To be done: Give back each entry unchanged, minus pictures.

Collected data:
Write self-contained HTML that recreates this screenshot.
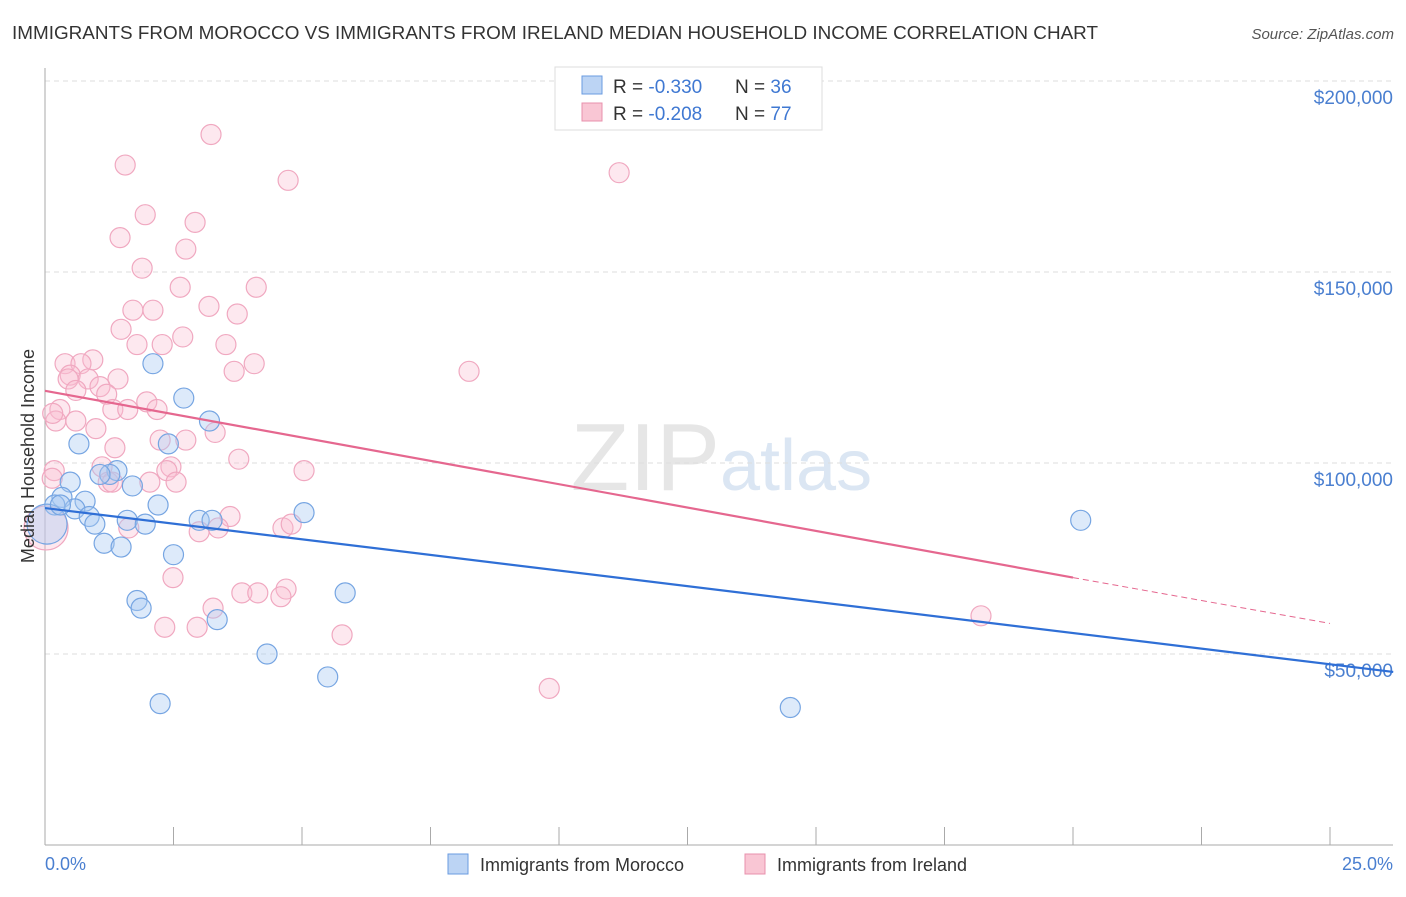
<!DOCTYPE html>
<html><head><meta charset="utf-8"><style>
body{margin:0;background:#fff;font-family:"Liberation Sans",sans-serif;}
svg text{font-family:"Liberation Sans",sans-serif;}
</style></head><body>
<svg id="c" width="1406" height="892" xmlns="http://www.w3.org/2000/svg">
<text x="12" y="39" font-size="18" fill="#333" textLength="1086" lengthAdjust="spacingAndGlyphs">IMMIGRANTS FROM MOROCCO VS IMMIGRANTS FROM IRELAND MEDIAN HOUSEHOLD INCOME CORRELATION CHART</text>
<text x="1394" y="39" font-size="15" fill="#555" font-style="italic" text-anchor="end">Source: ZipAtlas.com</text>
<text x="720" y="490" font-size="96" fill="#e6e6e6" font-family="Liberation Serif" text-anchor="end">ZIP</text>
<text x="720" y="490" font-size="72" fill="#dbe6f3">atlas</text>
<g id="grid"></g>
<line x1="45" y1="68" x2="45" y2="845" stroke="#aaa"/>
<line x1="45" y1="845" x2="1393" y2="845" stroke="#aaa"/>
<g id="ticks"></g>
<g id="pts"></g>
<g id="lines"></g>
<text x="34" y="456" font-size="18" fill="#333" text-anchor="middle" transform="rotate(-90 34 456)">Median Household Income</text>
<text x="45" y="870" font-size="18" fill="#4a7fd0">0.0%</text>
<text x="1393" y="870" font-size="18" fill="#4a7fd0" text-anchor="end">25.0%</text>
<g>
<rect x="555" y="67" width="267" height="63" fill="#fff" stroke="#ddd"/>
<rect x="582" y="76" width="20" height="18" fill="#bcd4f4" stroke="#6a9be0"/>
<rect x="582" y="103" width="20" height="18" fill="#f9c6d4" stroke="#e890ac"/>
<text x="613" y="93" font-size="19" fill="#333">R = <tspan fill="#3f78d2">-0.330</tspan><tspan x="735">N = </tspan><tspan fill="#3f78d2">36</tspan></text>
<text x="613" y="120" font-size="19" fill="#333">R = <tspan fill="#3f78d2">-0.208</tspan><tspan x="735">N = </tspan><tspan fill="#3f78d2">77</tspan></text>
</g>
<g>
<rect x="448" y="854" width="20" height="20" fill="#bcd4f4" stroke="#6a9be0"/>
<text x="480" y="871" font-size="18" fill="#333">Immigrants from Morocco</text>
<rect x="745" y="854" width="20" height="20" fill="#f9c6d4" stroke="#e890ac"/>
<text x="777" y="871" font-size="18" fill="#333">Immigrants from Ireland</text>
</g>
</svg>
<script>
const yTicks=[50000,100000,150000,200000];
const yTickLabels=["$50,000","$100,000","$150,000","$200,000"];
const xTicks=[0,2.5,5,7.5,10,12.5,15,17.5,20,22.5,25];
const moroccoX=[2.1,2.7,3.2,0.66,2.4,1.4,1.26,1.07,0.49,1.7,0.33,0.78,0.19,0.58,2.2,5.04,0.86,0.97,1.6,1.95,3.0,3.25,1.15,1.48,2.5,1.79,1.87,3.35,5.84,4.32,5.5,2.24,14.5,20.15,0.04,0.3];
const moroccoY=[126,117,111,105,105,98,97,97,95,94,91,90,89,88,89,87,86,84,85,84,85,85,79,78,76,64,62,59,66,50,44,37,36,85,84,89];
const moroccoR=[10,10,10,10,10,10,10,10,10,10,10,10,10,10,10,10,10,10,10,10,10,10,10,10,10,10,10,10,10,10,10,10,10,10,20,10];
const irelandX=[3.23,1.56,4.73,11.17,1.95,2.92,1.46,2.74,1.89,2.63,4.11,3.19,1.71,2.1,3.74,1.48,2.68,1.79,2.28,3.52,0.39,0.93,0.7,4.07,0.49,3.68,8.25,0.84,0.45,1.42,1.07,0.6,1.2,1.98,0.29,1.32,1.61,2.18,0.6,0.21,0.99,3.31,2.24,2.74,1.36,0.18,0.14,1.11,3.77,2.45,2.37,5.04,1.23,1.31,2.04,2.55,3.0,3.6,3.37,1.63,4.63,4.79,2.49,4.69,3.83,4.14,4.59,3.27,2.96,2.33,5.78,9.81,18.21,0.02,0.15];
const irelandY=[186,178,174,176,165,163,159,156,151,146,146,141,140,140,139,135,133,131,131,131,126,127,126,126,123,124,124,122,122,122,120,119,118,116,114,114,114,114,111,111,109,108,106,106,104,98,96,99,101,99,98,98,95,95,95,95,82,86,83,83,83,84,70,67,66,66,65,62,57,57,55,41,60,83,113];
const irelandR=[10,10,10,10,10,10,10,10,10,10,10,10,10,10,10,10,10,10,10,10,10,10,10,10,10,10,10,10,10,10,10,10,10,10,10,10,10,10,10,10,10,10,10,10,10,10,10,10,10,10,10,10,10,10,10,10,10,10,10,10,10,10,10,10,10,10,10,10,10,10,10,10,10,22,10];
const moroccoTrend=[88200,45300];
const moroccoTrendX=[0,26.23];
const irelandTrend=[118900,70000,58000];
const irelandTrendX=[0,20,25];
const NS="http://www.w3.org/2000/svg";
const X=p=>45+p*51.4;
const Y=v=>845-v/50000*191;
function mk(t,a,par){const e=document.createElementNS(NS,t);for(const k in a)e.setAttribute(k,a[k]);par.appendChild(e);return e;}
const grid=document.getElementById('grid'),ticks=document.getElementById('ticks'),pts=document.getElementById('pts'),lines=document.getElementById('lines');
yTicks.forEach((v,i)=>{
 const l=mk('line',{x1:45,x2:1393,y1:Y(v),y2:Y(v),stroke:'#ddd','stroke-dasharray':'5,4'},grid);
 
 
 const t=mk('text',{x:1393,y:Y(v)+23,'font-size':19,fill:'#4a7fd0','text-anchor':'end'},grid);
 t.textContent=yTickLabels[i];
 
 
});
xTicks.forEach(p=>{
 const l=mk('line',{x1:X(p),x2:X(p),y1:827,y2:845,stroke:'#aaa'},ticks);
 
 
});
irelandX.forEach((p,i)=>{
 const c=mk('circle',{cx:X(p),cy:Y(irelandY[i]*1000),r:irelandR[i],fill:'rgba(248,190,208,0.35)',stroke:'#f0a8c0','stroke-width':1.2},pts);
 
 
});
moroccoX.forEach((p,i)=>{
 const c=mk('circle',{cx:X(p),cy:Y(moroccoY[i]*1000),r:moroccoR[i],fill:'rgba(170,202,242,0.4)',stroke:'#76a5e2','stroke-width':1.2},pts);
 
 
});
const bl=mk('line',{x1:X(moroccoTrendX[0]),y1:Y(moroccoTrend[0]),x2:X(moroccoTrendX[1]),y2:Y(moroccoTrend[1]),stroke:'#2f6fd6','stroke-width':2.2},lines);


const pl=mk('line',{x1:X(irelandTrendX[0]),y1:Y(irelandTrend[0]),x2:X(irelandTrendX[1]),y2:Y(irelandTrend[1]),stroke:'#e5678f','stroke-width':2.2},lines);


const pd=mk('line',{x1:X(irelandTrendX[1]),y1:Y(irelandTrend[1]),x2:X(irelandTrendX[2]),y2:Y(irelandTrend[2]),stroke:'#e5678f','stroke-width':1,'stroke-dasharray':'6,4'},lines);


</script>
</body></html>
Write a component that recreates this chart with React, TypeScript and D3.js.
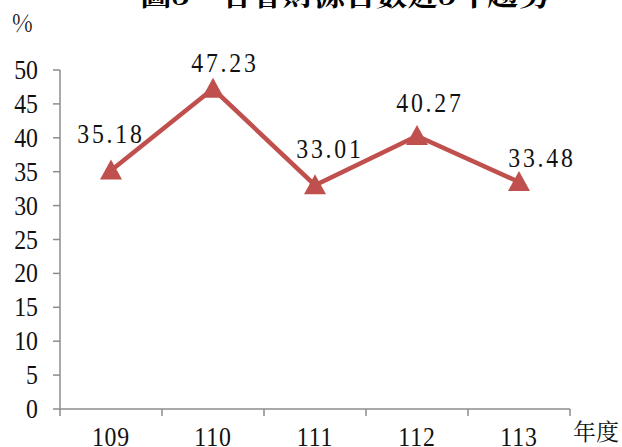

Task answer:
Write self-contained HTML that recreates this screenshot.
<!DOCTYPE html>
<html><head><meta charset="utf-8"><style>
body{margin:0;background:#fff;font-family:"Liberation Sans",sans-serif;}
svg text{font-family:"Liberation Sans",sans-serif;}
</style></head><body>
<svg id="c" width="1406" height="892" xmlns="http://www.w3.org/2000/svg">
<text x="12" y="39" font-size="18" fill="#333" textLength="1086" lengthAdjust="spacingAndGlyphs">IMMIGRANTS FROM MOROCCO VS IMMIGRANTS FROM IRELAND MEDIAN HOUSEHOLD INCOME CORRELATION CHART</text>
<text x="1394" y="39" font-size="15" fill="#555" font-style="italic" text-anchor="end">Source: ZipAtlas.com</text>
<text x="720" y="490" font-size="96" fill="#e6e6e6" font-family="Liberation Serif" text-anchor="end">ZIP</text>
<text x="720" y="490" font-size="72" fill="#dbe6f3">atlas</text>
<g id="grid"></g>
<line x1="45" y1="68" x2="45" y2="845" stroke="#aaa"/>
<line x1="45" y1="845" x2="1393" y2="845" stroke="#aaa"/>
<g id="ticks"></g>
<g id="pts"></g>
<g id="lines"></g>
<text x="34" y="456" font-size="18" fill="#333" text-anchor="middle" transform="rotate(-90 34 456)">Median Household Income</text>
<text x="45" y="870" font-size="18" fill="#4a7fd0">0.0%</text>
<text x="1393" y="870" font-size="18" fill="#4a7fd0" text-anchor="end">25.0%</text>
<g>
<rect x="555" y="67" width="267" height="63" fill="#fff" stroke="#ddd"/>
<rect x="582" y="76" width="20" height="18" fill="#bcd4f4" stroke="#6a9be0"/>
<rect x="582" y="103" width="20" height="18" fill="#f9c6d4" stroke="#e890ac"/>
<text x="613" y="93" font-size="19" fill="#333">R = <tspan fill="#3f78d2">-0.330</tspan><tspan x="735">N = </tspan><tspan fill="#3f78d2">36</tspan></text>
<text x="613" y="120" font-size="19" fill="#333">R = <tspan fill="#3f78d2">-0.208</tspan><tspan x="735">N = </tspan><tspan fill="#3f78d2">77</tspan></text>
</g>
<g>
<rect x="448" y="854" width="20" height="20" fill="#bcd4f4" stroke="#6a9be0"/>
<text x="480" y="871" font-size="18" fill="#333">Immigrants from Morocco</text>
<rect x="745" y="854" width="20" height="20" fill="#f9c6d4" stroke="#e890ac"/>
<text x="777" y="871" font-size="18" fill="#333">Immigrants from Ireland</text>
</g>
</svg>
<script>
const yTicks=[50000,100000,150000,200000];
const yTickLabels=["$50,000","$100,000","$150,000","$200,000"];
const xTicks=[0,2.5,5,7.5,10,12.5,15,17.5,20,22.5,25];
const moroccoX=[2.1,2.7,3.2,0.66,2.4,1.4,1.26,1.07,0.49,1.7,0.33,0.78,0.19,0.58,2.2,5.04,0.86,0.97,1.6,1.95,3.0,3.25,1.15,1.48,2.5,1.79,1.87,3.35,5.84,4.32,5.5,2.24,14.5,20.15,0.04,0.3];
const moroccoY=[126,117,111,105,105,98,97,97,95,94,91,90,89,88,89,87,86,84,85,84,85,85,79,78,76,64,62,59,66,50,44,37,36,85,84,89];
const moroccoR=[10,10,10,10,10,10,10,10,10,10,10,10,10,10,10,10,10,10,10,10,10,10,10,10,10,10,10,10,10,10,10,10,10,10,20,10];
const irelandX=[3.23,1.56,4.73,11.17,1.95,2.92,1.46,2.74,1.89,2.63,4.11,3.19,1.71,2.1,3.74,1.48,2.68,1.79,2.28,3.52,0.39,0.93,0.7,4.07,0.49,3.68,8.25,0.84,0.45,1.42,1.07,0.6,1.2,1.98,0.29,1.32,1.61,2.18,0.6,0.21,0.99,3.31,2.24,2.74,1.36,0.18,0.14,1.11,3.77,2.45,2.37,5.04,1.23,1.31,2.04,2.55,3.0,3.6,3.37,1.63,4.63,4.79,2.49,4.69,3.83,4.14,4.59,3.27,2.96,2.33,5.78,9.81,18.21,0.02,0.15];
const irelandY=[186,178,174,176,165,163,159,156,151,146,146,141,140,140,139,135,133,131,131,131,126,127,126,126,123,124,124,122,122,122,120,119,118,116,114,114,114,114,111,111,109,108,106,106,104,98,96,99,101,99,98,98,95,95,95,95,82,86,83,83,83,84,70,67,66,66,65,62,57,57,55,41,60,83,113];
const irelandR=[10,10,10,10,10,10,10,10,10,10,10,10,10,10,10,10,10,10,10,10,10,10,10,10,10,10,10,10,10,10,10,10,10,10,10,10,10,10,10,10,10,10,10,10,10,10,10,10,10,10,10,10,10,10,10,10,10,10,10,10,10,10,10,10,10,10,10,10,10,10,10,10,10,22,10];
const moroccoTrend=[88200,45300];
const moroccoTrendX=[0,26.23];
const irelandTrend=[118900,70000,58000];
const irelandTrendX=[0,20,25];
const NS="http://www.w3.org/2000/svg";
const X=p=>45+p*51.4;
const Y=v=>845-v/50000*191;
function mk(t,a,par){const e=document.createElementNS(NS,t);for(const k in a)e.setAttribute(k,a[k]);par.appendChild(e);return e;}
const grid=document.getElementById('grid'),ticks=document.getElementById('ticks'),pts=document.getElementById('pts'),lines=document.getElementById('lines');
yTicks.forEach((v,i)=>{
 const l=mk('line',{x1:45,x2:1393,y1:Y(v),y2:Y(v),stroke:'#ddd','stroke-dasharray':'5,4'},grid);
 
 
 const t=mk('text',{x:1393,y:Y(v)+23,'font-size':19,fill:'#4a7fd0','text-anchor':'end'},grid);
 t.textContent=yTickLabels[i];
 
 
});
xTicks.forEach(p=>{
 const l=mk('line',{x1:X(p),x2:X(p),y1:827,y2:845,stroke:'#aaa'},ticks);
 
 
});
irelandX.forEach((p,i)=>{
 const c=mk('circle',{cx:X(p),cy:Y(irelandY[i]*1000),r:irelandR[i],fill:'rgba(248,190,208,0.35)',stroke:'#f0a8c0','stroke-width':1.2},pts);
 
 
});
moroccoX.forEach((p,i)=>{
 const c=mk('circle',{cx:X(p),cy:Y(moroccoY[i]*1000),r:moroccoR[i],fill:'rgba(170,202,242,0.4)',stroke:'#76a5e2','stroke-width':1.2},pts);
 
 
});
const bl=mk('line',{x1:X(moroccoTrendX[0]),y1:Y(moroccoTrend[0]),x2:X(moroccoTrendX[1]),y2:Y(moroccoTrend[1]),stroke:'#2f6fd6','stroke-width':2.2},lines);


const pl=mk('line',{x1:X(irelandTrendX[0]),y1:Y(irelandTrend[0]),x2:X(irelandTrendX[1]),y2:Y(irelandTrend[1]),stroke:'#e5678f','stroke-width':2.2},lines);


const pd=mk('line',{x1:X(irelandTrendX[1]),y1:Y(irelandTrend[1]),x2:X(irelandTrendX[2]),y2:Y(irelandTrend[2]),stroke:'#e5678f','stroke-width':1,'stroke-dasharray':'6,4'},lines);


</script>
</body></html>
Write a component that recreates this chart with React, TypeScript and D3.js.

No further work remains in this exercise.